Mas o Direito vem passando por profundas transformações, que podem ser sintetizadas pela palavra “socialização”. Efetivamente, o Direito como um todo – e o Direito Civil não tem sido uma exceção – está sofrendo, ao longo do presente século, profundas e paulatinas mudanças, sob o impacto da evolução da tecnologia em geral e das alterações constantes havidas no tecido social. Todas essas mutações têm direção e sentido certos: conduzem o Direito ao primado claro e insofismável do coletivo sobre o individual. Como não poderia deixar de ser, os reflexos desse panorama de mudança estão fazendo-se sentir na teoria do dano moral, dando origem à novel figura do dano moral coletivo, objeto específico do presente estudo. Ora, se o indivíduo pode ser vítima de dano moral, por que a coletividade não poderia sê-lo?

Consiste o dano moral coletivo na injusta lesão da esfera moral de uma dada comunidade, ou seja, na violação antijurídica de um determinado círculo de valores coletivos. Quando se fala em dano moral coletivo, está-se fazendo menção ao fato de que o patrimônio valorativo de uma certa comunidade (maior ou menor), idealmente considerado, foi agredido de maneira absolutamente injustificável do ponto de vista jurídico. Tal como se dá na seara do dano moral individual, aqui também não há que se cogitar de prova da culpa, devendo-se responsabilizar o agente pelo simples fato da violação (damnum in re ipsa).

Ocorrido o dano moral coletivo, que tem um caráter extrapatrimonial por definição, surge automaticamente uma relação jurídica obrigacional que pode ser assim destrinchada:

a) sujeito ativo: a coletividade lesada (detentora do direito à reparação);b) sujeito passivo: o causador do dano (pessoa física, ou jurídica, ou então coletividade outra, que tem o dever de reparação); c) objeto: a reparação – que pode ser tanto pecuniária quanto não-pecuniária.

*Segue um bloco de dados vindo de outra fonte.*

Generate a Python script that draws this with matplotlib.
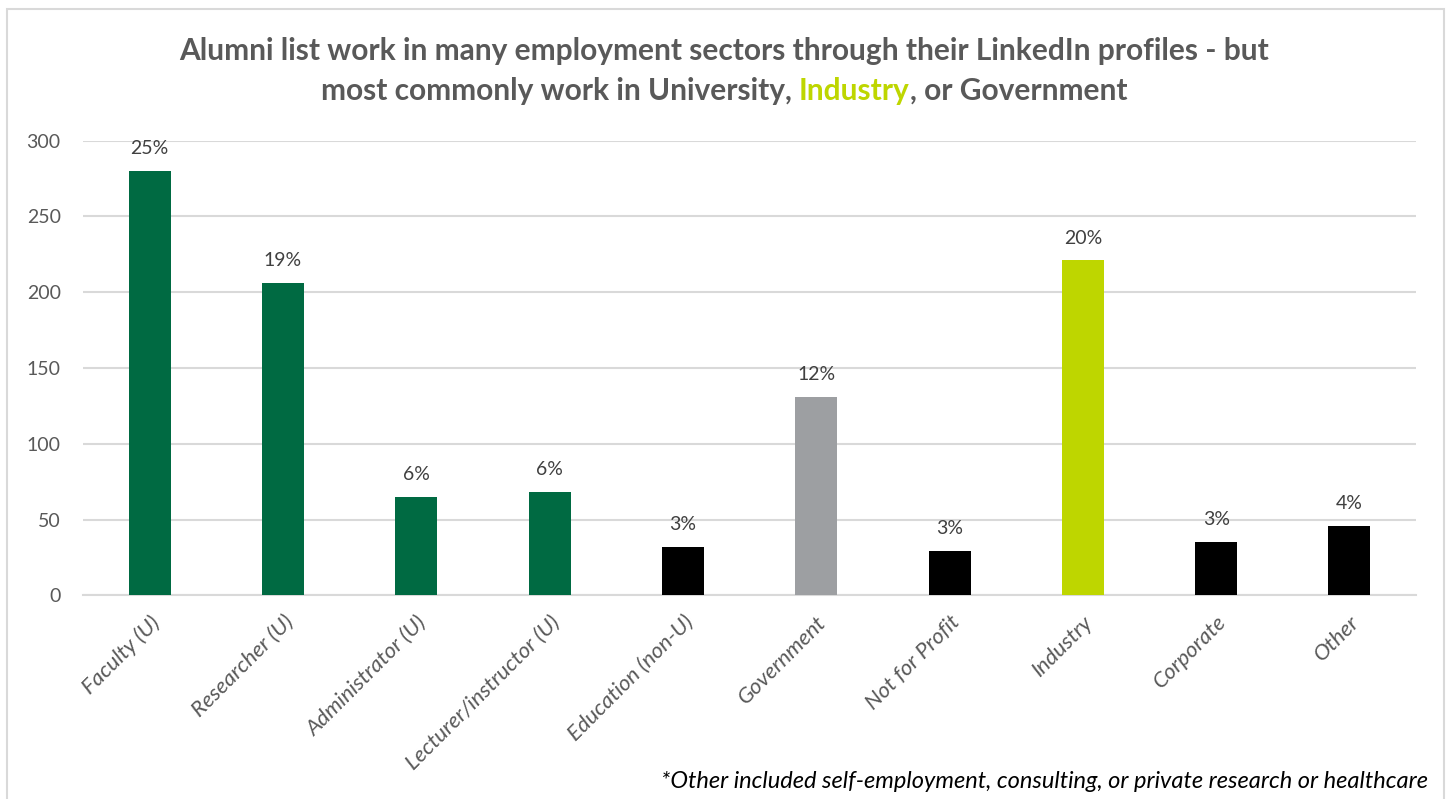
import numpy as np
import matplotlib.pyplot as plt
from matplotlib.patches import Rectangle

plt.rcParams['font.family'] = ['Lato', 'DejaVu Sans']

# Sectors and number of alumni listing each one
sectors = ['Faculty (U)', 'Researcher (U)', 'Administrator (U)', 'Lecturer/instructor (U)',
           'Education (non-U)', 'Government', 'Not for Profit', 'Industry', 'Corporate', 'Other']
counts = [280, 206, 65, 68, 32, 131, 29, 221, 35, 46]
colors = ['#006A42', '#006A42', '#006A42', '#006A42', '#000000',
          '#9D9FA2', '#000000', '#BED600', '#000000', '#000000']
yticks = [0, 50, 100, 150, 200, 250, 300]

grey_txt = '#595959'
total = sum(counts)
shares = [c / total * 100 for c in counts]

fig = plt.figure(figsize=(14.48, 7.99), dpi=100)
ax = fig.add_axes([0.0573, 0.2549, 0.9207, 0.569])

x = np.arange(len(sectors))
ax.bar(x, counts, width=0.315, color=colors, zorder=3)
for xi, c, s in zip(x, counts, shares):
    ax.annotate('%d%%' % round(s), (xi, c), xytext=(0, 10), textcoords='offset points',
                ha='center', va='bottom', fontsize=14, color='#404040')

ax.set_xlim(-0.5, len(sectors) - 0.5)
ax.set_ylim(0, 300)
ax.set_yticks(yticks)
ax.set_yticklabels([str(t) for t in yticks], fontsize=14, color=grey_txt)
ax.set_xticks(x)
ax.set_xticklabels(sectors, rotation=45, ha='right', rotation_mode='anchor',
                   fontsize=16, color=grey_txt, style='italic')
ax.tick_params(axis='both', length=0)
ax.tick_params(axis='y', pad=16)
ax.tick_params(axis='x', pad=12)
ax.grid(axis='y', color='#D9D9D9', lw=1.5, zorder=0)
for sp in ['left', 'right', 'top']:
    ax.spines[sp].set_visible(False)
ax.spines['bottom'].set_color('#D9D9D9')
ax.spines['bottom'].set_linewidth(1.5)

# title, second line has "Industry" in the bar colour
fig.text(0.5, 0.925, 'Alumni list work in many employment sectors through their LinkedIn profiles - but',
         ha='center', va='baseline', fontsize=21.5, fontweight='bold', color=grey_txt)
parts = [('most commonly work in University, ', grey_txt), ('Industry', '#BED600'),
         (', or Government', grey_txt)]
fig.canvas.draw()
r = fig.canvas.get_renderer()
pieces = []
for txt, col in parts:
    t = fig.text(0, 0.875, txt, ha='left', va='baseline', fontsize=21.5,
                 fontweight='bold', color=col)
    pieces.append(t)
widths = [t.get_window_extent(r).width for t in pieces]
W = fig.bbox.width
xpos = (W - sum(widths)) / 2
for t, w in zip(pieces, widths):
    t.set_x(xpos / W)
    xpos += w

fig.text(0.986, 0.022, '*Other included self-employment, consulting, or private research or healthcare',
         ha='right', va='center', fontsize=17, style='italic', color='#000000')

fig.patches.append(Rectangle((7 / 1448, -0.01), 1437 / 1448, 1 - 9 / 799 + 0.01,
                             transform=fig.transFigure, fill=False, ec='#D9D9D9', lw=1.5))

fig.savefig('out.png', dpi=100)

Para a perfeita compreensão da matéria, podem ser citados dois exemplos bem claros de dano moral coletivo:

a) o dano ambiental, que não consiste apenas e tão-somente na lesão ao equilíbrio ecológico, afetando igualmente outros valores precípuos da coletividade a ele ligados, ou seja, a qualidade de vida e a saúde;b) a violação da honra de determinada comunidade (a negra, a judaica, etc.) através de publicidade abusiva.